Start of Data shown

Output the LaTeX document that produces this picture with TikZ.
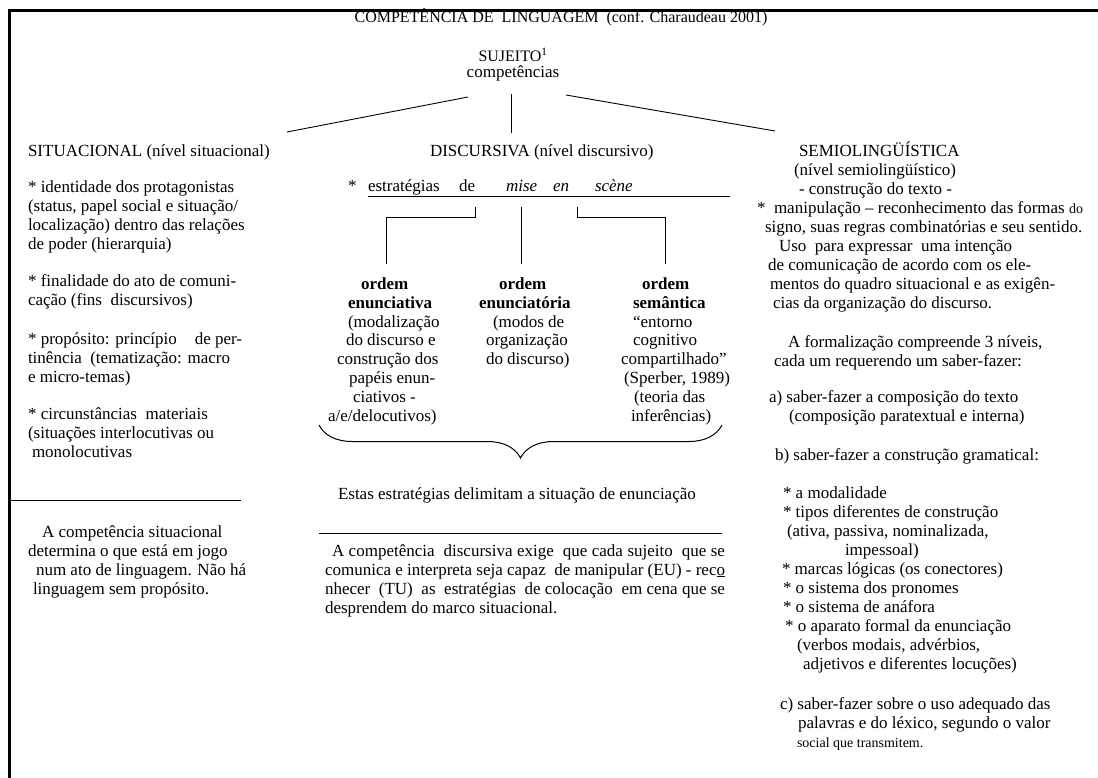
\documentclass[tikz,border=0pt]{standalone}
\usepackage{fontspec}
\setmainfont{Liberation Serif}
\usetikzlibrary{decorations.pathreplacing}

\begin{document}
\begin{tikzpicture}[x=1pt, y=-1pt,
  txt/.style={anchor=base west, inner sep=0pt, outer sep=0pt, font=\fontsize{17}{19}\selectfont},
  ctxt/.style={anchor=base, inner sep=0pt, outer sep=0pt},
  rule/.style={line width=0.9pt, line cap=butt},
  frameline/.style={line width=3pt},
]
\useasboundingbox (0,0) rectangle (1098,778);

% page frame (left and top edges)
\draw[frameline] (9.5,778) -- (9.5,10.5) -- (1098,10.5);

% title and root
\node[ctxt, font=\fontsize{16}{18}\selectfont] (title) at (561,23)
  {COMPETÊNCIA DE\ \ LINGUAGEM\ \ (conf. Charaudeau 2001)};
\node[ctxt, font=\fontsize{16}{18}\selectfont] (sujeito) at (513,62) {SUJEITO\textsuperscript{1}};
\node[ctxt, font=\fontsize{17}{19}\selectfont] (comp) at (513,78) {competências};

% branches from the root
\coordinate (sjL) at (468,97);
\coordinate (sjM) at (511,94);
\coordinate (sjR) at (566,95);
\coordinate (sitTop) at (287,132);
\coordinate (disTop) at (511,133);
\coordinate (semTop) at (775,131);
\draw[rule] (sjL) -- (sitTop);
\draw[rule] (sjM) -- (disTop);
\draw[rule] (sjR) -- (semTop);

% ---------------- situational column ----------------
\node[txt] (sithead) at (28,157) {SITUACIONAL (nível situacional)};
\node[txt] (sit1) at (28,193) {\parbox[t]{300pt}{%
* identidade dos protagonistas\\
(status, papel social e situação/\\
localização) dentro das relações\\
de poder (hierarquia)}};
\node[txt] (sit2) at (28,287) {\parbox[t]{300pt}{%
* finalidade do ato de comuni-\\
cação (fins\ \ discursivos)}};
\node[txt] (sit3) at (28,344) {\parbox[t]{300pt}{%
* propósito: princípio\hspace{18pt}de per-\\
tinência\ \ (tematização: macro\\
e micro-temas)}};
\node[txt] (sit4) at (28,419) {\parbox[t]{300pt}{%
* circunstâncias\ \ materiais\\
(situações interlocutivas ou\\
\hspace*{4pt}monolocutivas}};

\coordinate (sitRuleL) at (10,500.5);
\coordinate (sitRuleR) at (241,500.5);
\draw[rule] (sitRuleL) -- (sitRuleR);

\node[txt] (sitnote) at (28,537) {\parbox[t]{300pt}{%
\hspace*{14pt}A competência situacional\\
determina o que está em jogo\\
\hspace*{8pt}num ato de linguagem. Não há\\
\hspace*{5pt}linguagem sem propósito.}};

% ---------------- discursive column ----------------
\node[txt] (dishead) at (430,157) {DISCURSIVA (nível discursivo)};
\node[txt] (star) at (348,192) {*};
\node[txt] (w1) at (368,192) {estratégias};
\node[txt] (w2) at (459,192) {de};
\node[txt] (w3) at (506,192) {\itshape mise};
\node[txt] (w4) at (553,192) {\itshape en};
\node[txt] (w5) at (595,192) {\itshape scène};
\coordinate (ulL) at (368,196.5);
\coordinate (ulR) at (730,196.5);
\draw[rule] (ulL) -- (ulR);

% connectors from the strategies line to the three orders
\coordinate (c1a) at (475.5,207);
\coordinate (c1b) at (386,264);
\coordinate (c2a) at (521,207);
\coordinate (c2b) at (521,264);
\coordinate (c3a) at (577,207);
\coordinate (c3b) at (665.5,264);
\draw[rule] (c1a) -- ++(0,10.5) -| (c1b);
\draw[rule] (c2a) -- (c2b);
\draw[rule] (c3a) -- ++(0,10.5) -| (c3b);

\node[txt] (ord1) at (328,289) {\parbox[t]{200pt}{%
\hspace*{33pt}\textbf{ordem}\\
\hspace*{20pt}\textbf{enunciativa}\\
\hspace*{20pt}(modalização\\
\hspace*{18pt}do discurso e\\
\hspace*{9pt}construção dos\\
\hspace*{21pt}papéis enun-\\
\hspace*{25pt}ciativos -\\
a/e/delocutivos)}};
\node[txt] (ord2) at (479,289) {\parbox[t]{200pt}{%
\hspace*{20pt}\textbf{ordem}\\
\textbf{enunciatória}\\
\hspace*{14pt}(modos de\\
\hspace*{7pt}organização\\
\hspace*{7pt}do discurso)}};
\node[txt] (ord3) at (621,289) {\parbox[t]{200pt}{%
\hspace*{21pt}\textbf{ordem}\\
\hspace*{12pt}\textbf{semântica}\\
\hspace*{12pt}“entorno\\
\hspace*{12pt}cognitivo\\
compartilhado”\\
\hspace*{3pt}(Sperber, 1989)\\
\hspace*{13pt}(teoria das\\
\hspace*{10pt}inferências)}};

% brace gathering the three orders
\coordinate (brL) at (319,425);
\coordinate (brR) at (722,425);
\draw[line width=1pt, decorate, decoration={brace, mirror, amplitude=33pt}] (brL) -- (brR);

\node[txt] (delim) at (338,499) {Estas estratégias delimitam a situação de enunciação};

\coordinate (disRuleL) at (319,533);
\coordinate (disRuleR) at (722,533);
\draw[rule] (disRuleL) -- (disRuleR);

\node[txt] (disnote) at (325,556) {\parbox[t]{420pt}{%
\makebox[400pt][s]{\hspace*{7pt}A competência\ \ discursiva exige\ \ que cada sujeito\ \ que se}\\
\makebox[400pt][s]{comunica e interpreta seja capaz\ \ de manipular (EU) - rec\underline{o}}\\
\makebox[400pt][s]{nhecer\ \ (TU)\ \ as\ \ estratégias\ \ de colocação\ \ em cena que se}\\
desprendem do marco situacional.}};

% ---------------- semiolinguistic column ----------------
\node[txt] (semhead) at (757,157) {\parbox[t]{360pt}{%
\hspace*{42pt}SEMIOLINGÜÍSTICA\\
\hspace*{37pt}(nível semiolingüístico)\\
\hspace*{42pt}- construção do texto -\\
\relax *\ \ manipulação -- reconhecimento das formas {\fontsize{14}{19}\selectfont do}\\
\hspace*{8pt}signo, suas regras combinatórias e seu sentido.\\
\hspace*{22pt}Uso\ \ para expressar\ \ uma intenção\\
\hspace*{11pt}de comunicação de acordo com os ele-\\
\hspace*{13pt}mentos do quadro situacional e as exigên-\\
\hspace*{16pt}cias da organização do discurso.}};
\node[txt] (sem2) at (757,347) {\parbox[t]{360pt}{%
\hspace*{31pt}A formalização compreende 3 níveis,\\
\hspace*{17pt}cada um requerendo um saber-fazer:}};
\node[txt] (sem3) at (757,402) {\parbox[t]{360pt}{%
\hspace*{12pt}a) saber-fazer a composição do texto\\
\hspace*{32pt}(composição paratextual e interna)}};
\node[txt] (sem4) at (757,460) {\hspace*{18pt}b) saber-fazer a construção gramatical:};
\node[txt] (sem5) at (757,498) {\parbox[t]{360pt}{%
\hspace*{26pt}* a modalidade\\
\hspace*{26pt}* tipos diferentes de construção\\
\hspace*{30pt}(ativa, passiva, nominalizada,\\
\hspace*{88pt}impessoal)\\
\hspace*{25pt}* marcas lógicas (os conectores)\\
\hspace*{26pt}* o sistema dos pronomes\\
\hspace*{26pt}* o sistema de anáfora\\
\hspace*{28pt}* o aparato formal da enunciação\\
\hspace*{40pt}(verbos modais, advérbios,\\
\hspace*{46pt}adjetivos e diferentes locuções)}};
\node[txt] (sem6) at (757,709) {\parbox[t]{360pt}{%
\hspace*{23pt}c) saber-fazer sobre o uso adequado das\\
\hspace*{41pt}palavras e do léxico, segundo o valor\\
\hspace*{40pt}{\fontsize{14}{19}\selectfont social que transmitem.}}};
\end{tikzpicture}
\end{document}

End of Data shown

The problem. Only the lines from the top of the data through the line with "(comp) at (513,78)" should be quoted, exactly and with both ends kept; skip the pictures.

Output for this exercise.
Output the LaTeX document that produces this picture with TikZ.
\documentclass[tikz,border=0pt]{standalone}
\usepackage{fontspec}
\setmainfont{Liberation Serif}
\usetikzlibrary{decorations.pathreplacing}

\begin{document}
\begin{tikzpicture}[x=1pt, y=-1pt,
  txt/.style={anchor=base west, inner sep=0pt, outer sep=0pt, font=\fontsize{17}{19}\selectfont},
  ctxt/.style={anchor=base, inner sep=0pt, outer sep=0pt},
  rule/.style={line width=0.9pt, line cap=butt},
  frameline/.style={line width=3pt},
]
\useasboundingbox (0,0) rectangle (1098,778);

% page frame (left and top edges)
\draw[frameline] (9.5,778) -- (9.5,10.5) -- (1098,10.5);

% title and root
\node[ctxt, font=\fontsize{16}{18}\selectfont] (title) at (561,23)
  {COMPETÊNCIA DE\ \ LINGUAGEM\ \ (conf. Charaudeau 2001)};
\node[ctxt, font=\fontsize{16}{18}\selectfont] (sujeito) at (513,62) {SUJEITO\textsuperscript{1}};
\node[ctxt, font=\fontsize{17}{19}\selectfont] (comp) at (513,78) {competências};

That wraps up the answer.